▶ _Stated task_: Reproduce word for word the lines from the beginning of the entries to the line with "year_labels = ['%02d'", both included, but none of the pictures.

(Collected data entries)
----

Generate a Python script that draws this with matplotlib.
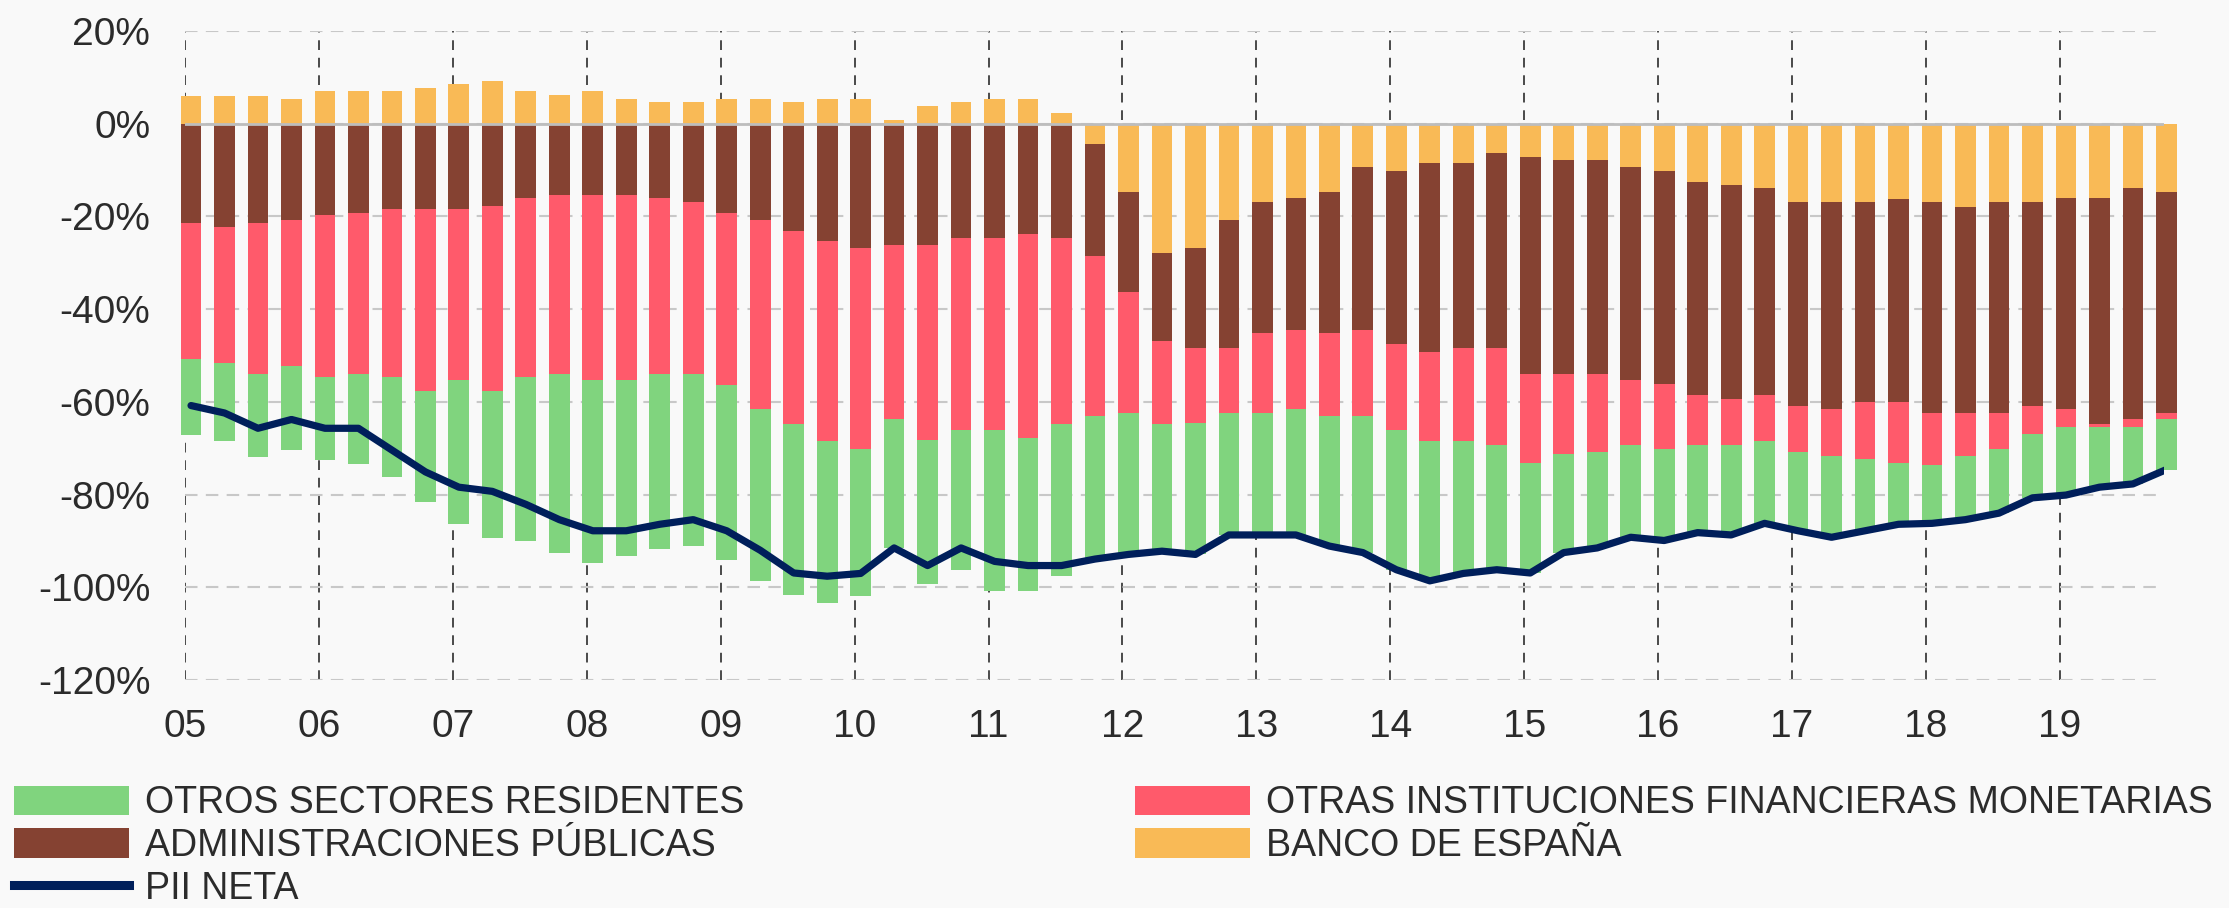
import numpy as np
import matplotlib
matplotlib.use('Agg')
import matplotlib.pyplot as plt
from matplotlib.patches import Patch
from matplotlib.lines import Line2D

plt.rcParams['font.family'] = ['Liberation Sans', 'DejaVu Sans']

# quarterly data, 2005Q1 - 2019Q4, % of GDP
years = list(range(2005, 2020))
year_labels = ['%02d' % (y % 100) for y in years]

bde = [6.0, 6.0, 6.0, 5.4, 7.0, 7.0, 7.0, 7.7, 8.5, 9.1, 7.0, 6.2, 7.0, 5.4, 4.7,
       4.6, 5.4, 5.4, 4.6, 5.4, 5.4, 0.7, 3.7, 4.6, 5.4, 5.4, 2.3, -4.5, -14.7, -27.8,
       -26.8, -20.8, -17.0, -16.1, -14.7, -9.4, -10.2, -8.6, -8.6, -6.4, -7.1, -7.8, -7.8, -9.4, -10.2,
       -12.5, -13.2, -13.9, -17.0, -17.0, -17.0, -16.3, -17.0, -17.9, -17.0, -17.0, -16.1, -16.1, -13.9, -14.7]
aapp = [-21.4, -22.4, -21.4, -20.8, -19.8, -19.3, -18.4, -18.4, -18.4, -17.7, -16.1, -15.3, -15.3, -15.3, -16.1,
        -16.9, -19.3, -20.8, -23.1, -25.4, -26.9, -26.2, -26.2, -24.6, -24.6, -23.8, -24.6, -24.0, -21.6, -19.0,
        -21.5, -27.5, -28.2, -28.4, -30.5, -35.1, -37.3, -40.6, -39.8, -42.0, -46.8, -46.1, -46.1, -45.9, -45.9,
        -46.1, -46.2, -44.7, -43.8, -44.6, -43.0, -43.7, -45.4, -44.5, -45.4, -43.8, -45.5, -48.6, -49.9, -47.7]
oifm = [-29.4, -29.2, -32.5, -31.5, -34.9, -34.6, -36.3, -39.3, -36.9, -40.0, -38.6, -38.6, -40.0, -40.0, -37.8,
        -37.0, -37.0, -40.8, -41.6, -43.1, -43.2, -37.6, -42.1, -41.5, -41.5, -43.9, -40.1, -34.5, -26.1, -17.9,
        -16.2, -14.1, -17.2, -17.1, -17.9, -18.6, -18.6, -19.3, -20.1, -20.8, -19.3, -17.4, -16.9, -13.9, -14.0,
        -10.6, -9.8, -9.9, -10.0, -10.0, -12.3, -13.2, -11.2, -9.2, -7.7, -6.1, -3.8, -0.7, -1.6, -1.4]
osr = [-16.3, -16.9, -17.9, -18.1, -17.8, -19.5, -21.6, -24.0, -31.1, -31.7, -35.4, -38.6, -39.5, -37.9, -37.9,
       -37.2, -37.9, -37.0, -37.0, -34.8, -31.8, -27.7, -31.0, -30.1, -34.6, -33.0, -32.9, -30.9, -30.5, -27.5,
       -28.4, -26.3, -26.3, -27.1, -28.0, -29.4, -30.1, -30.1, -28.5, -27.0, -23.7, -21.2, -20.7, -20.0, -19.8,
       -19.0, -19.5, -17.7, -17.0, -17.6, -15.5, -13.2, -12.6, -13.8, -13.9, -13.8, -14.7, -13.0, -12.3, -10.8]
pii = [-60.8, -62.4, -65.7, -63.8, -65.7, -65.7, -70.4, -75.1, -78.4, -79.3, -82.1, -85.4, -87.8, -87.8, -86.4,
       -85.4, -87.8, -92.0, -96.9, -97.6, -97.0, -91.5, -95.3, -91.5, -94.4, -95.3, -95.3, -93.9, -92.9, -92.2,
       -92.9, -88.7, -88.7, -88.7, -91.1, -92.5, -96.2, -98.6, -97.0, -96.2, -96.9, -92.5, -91.5, -89.2, -89.9,
       -88.2, -88.7, -86.2, -87.8, -89.2, -87.8, -86.4, -86.2, -85.4, -84.0, -80.7, -80.1, -78.4, -77.7, -74.6]

labels = ['OTROS SECTORES RESIDENTES', 'OTRAS INSTITUCIONES FINANCIERAS MONETARIAS',
          'ADMINISTRACIONES PÚBLICAS', 'BANCO DE ESPAÑA', 'PII NETA']
c_osr, c_oifm, c_aapp, c_bde, c_pii = '#80D47E', '#FF5A6B', '#854232', '#F9BA56', '#001F5B'
bg = '#F9F9F9'
txt = '#2B2B2B'

n = len(pii)
x = 2005 + 0.25 * np.arange(n) + 0.045

fig = plt.figure(figsize=(22.29, 9.08), dpi=100, facecolor=bg)
ax = fig.add_axes([0.083, 0.251, 0.888, 0.715])
ax.set_facecolor(bg)

# stack: positives up from 0, negatives down from 0
pos = np.zeros(n)
neg = np.zeros(n)
for vals, col in [(bde, c_bde), (aapp, c_aapp), (oifm, c_oifm), (osr, c_osr)]:
    v = np.array(vals)
    bottom = np.where(v >= 0, pos, neg)
    ax.bar(x, v, 0.155, bottom=bottom, color=col, zorder=2, clip_on=False, linewidth=0)
    pos = pos + np.where(v >= 0, v, 0)
    neg = neg + np.where(v < 0, v, 0)

ax.axhline(0, color='#BDBDBD', lw=2, zorder=3)
ax.plot(x, pii, color=c_pii, lw=5.2, zorder=4, solid_joinstyle='round', solid_capstyle='round')

ax.set_xlim(2005, 2019.78)
ax.set_ylim(-120, 20)
ax.set_xticks(years)
ax.set_xticklabels(year_labels)
yt = list(range(-120, 21, 20))
ax.set_yticks(yt)
ax.set_yticklabels(['%d%%' % t for t in yt])
ax.tick_params(length=0, labelsize=28, colors=txt)
ax.tick_params(axis='y', pad=25)
ax.tick_params(axis='x', pad=21)
for s in ax.spines.values():
    s.set_visible(False)
ax.set_axisbelow(True)
ax.yaxis.grid(True, color='#C8C8C8', lw=1.5, linestyle=(0, (6, 4)))
ax.xaxis.grid(True, color='#4A4A4A', lw=1.4, linestyle=(0, (5, 4)))

h = {
    labels[0]: Patch(facecolor=c_osr),
    labels[1]: Patch(facecolor=c_oifm),
    labels[2]: Patch(facecolor=c_aapp),
    labels[3]: Patch(facecolor=c_bde),
    labels[4]: Line2D([], [], color=c_pii, lw=6.5),
}
kw = dict(frameon=False, fontsize=27, handlelength=3.07, handleheight=0.83,
          handletextpad=0.43, labelspacing=0.18, borderaxespad=0, borderpad=0,
          labelcolor=txt, loc='upper left')
left_labels = [labels[0], labels[2], labels[4]]
right_labels = [labels[1], labels[3]]
fig.legend([h[l] for l in left_labels], left_labels, bbox_to_anchor=(0.0063, 0.1352), **kw)
fig.legend([h[l] for l in right_labels], right_labels, bbox_to_anchor=(0.509, 0.1352), **kw)

fig.savefig('out.png', dpi=100, facecolor=bg)
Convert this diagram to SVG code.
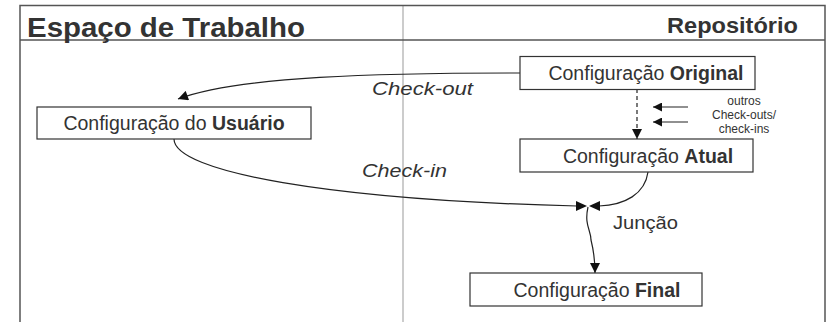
<svg xmlns="http://www.w3.org/2000/svg" width="831" height="322" viewBox="0 0 831 322">
<style>
.frame{fill:none;stroke:#555;stroke-width:1.5}
.divider{stroke:#aaa;stroke-width:1.2}
.box{fill:#fff;stroke:#333;stroke-width:1.2}
.t{font-family:"Liberation Sans",Arial,sans-serif;fill:#333}
.lbl{font-size:19.5px;text-anchor:middle}
.conn{fill:none;stroke:#222;stroke-width:1.2}
.head{fill:#111;stroke:none}
.small{font-size:12px;text-anchor:middle}
.it{font-size:19px;font-style:italic}
</style>
<defs>
<marker id="ah" viewBox="0 0 10 10" refX="10" refY="5" markerWidth="11" markerHeight="10" markerUnits="userSpaceOnUse" orient="auto">
<path d="M0,0 L10,5 L0,10 z" fill="#111"/>
</marker>
<marker id="ahs" viewBox="0 0 10 10" refX="10" refY="5" markerWidth="12" markerHeight="9" markerUnits="userSpaceOnUse" orient="auto">
<path d="M0,0 L10,5 L0,10 z" fill="#111"/>
</marker>
</defs>
<rect width="831" height="322" fill="#fff"/>
<g id="frame">
<line class="divider" x1="403" y1="5" x2="403" y2="322"/>
<path class="frame" d="M20,322 V5.5 H825 V322"/>
<line class="frame" x1="20" y1="40" x2="825" y2="40"/>
<text class="t" x="27" y="37" font-size="27" font-weight="bold" textLength="278" lengthAdjust="spacingAndGlyphs">Espaço de Trabalho</text>
<text class="t" x="798" y="33" font-size="22" font-weight="bold" text-anchor="end" textLength="131" lengthAdjust="spacingAndGlyphs">Repositório</text>
</g>
<g id="connectors">
<path class="conn" d="M520,73 C380,73 240,76 178,99" marker-end="url(#ah)"/>
<path class="conn" d="M637,89 V139" stroke-dasharray="4,3" marker-end="url(#ah)"/>
<path class="conn" d="M688,107 H653" marker-end="url(#ahs)"/>
<path class="conn" d="M688,122 H653" marker-end="url(#ahs)"/>
<path class="conn" d="M174,139 C174,172 330,200 577,206"/>
<polygon class="head" points="576,201 587,206 576,211"/>
<path class="conn" d="M648,172 C645,194 625,205 599,206"/>
<polygon class="head" points="600,201 589,206 600,211"/>
<path class="conn" d="M588,207 C584,225 591,230 591,240 C594,252 595,258 595,273" marker-end="url(#ah)"/>
<text class="t it" x="372" y="95" textLength="101" lengthAdjust="spacingAndGlyphs">Check-out</text>
<text class="t it" x="362" y="177" textLength="85" lengthAdjust="spacingAndGlyphs">Check-in</text>
<text class="t" x="613" y="229" font-size="19" textLength="65" lengthAdjust="spacingAndGlyphs">Junção</text>
<text class="t small" x="744" y="105">outros</text>
<text class="t small" x="744" y="119">Check-outs/</text>
<text class="t small" x="744" y="133">check-ins</text>
</g>
<g id="node-original">
<rect class="box" x="520" y="56.5" width="235" height="33"/>
<text class="t lbl" x="646" y="80">Configuração <tspan font-weight="bold">Original</tspan></text>
</g>
<g id="node-usuario">
<rect class="box" x="37" y="107" width="274" height="32"/>
<text class="t lbl" x="174" y="130">Configuração do <tspan font-weight="bold">Usuário</tspan></text>
</g>
<g id="node-atual">
<rect class="box" x="520" y="139" width="233" height="33"/>
<text class="t lbl" x="648" y="163">Configuração <tspan font-weight="bold">Atual</tspan></text>
</g>
<g id="node-final">
<rect class="box" x="470" y="273" width="232" height="33"/>
<text class="t lbl" x="597" y="297">Configuração <tspan font-weight="bold">Final</tspan></text>
</g>
</svg>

----

▶ _Complete response_:
Generate a Python script that draws this with matplotlib.
import numpy as np
import matplotlib
matplotlib.use('Agg')
import matplotlib.pyplot as plt
from matplotlib.patches import Patch
from matplotlib.lines import Line2D

plt.rcParams['font.family'] = ['Liberation Sans', 'DejaVu Sans']

# quarterly data, 2005Q1 - 2019Q4, % of GDP
years = list(range(2005, 2020))
year_labels = ['%02d' % (y % 100) for y in years]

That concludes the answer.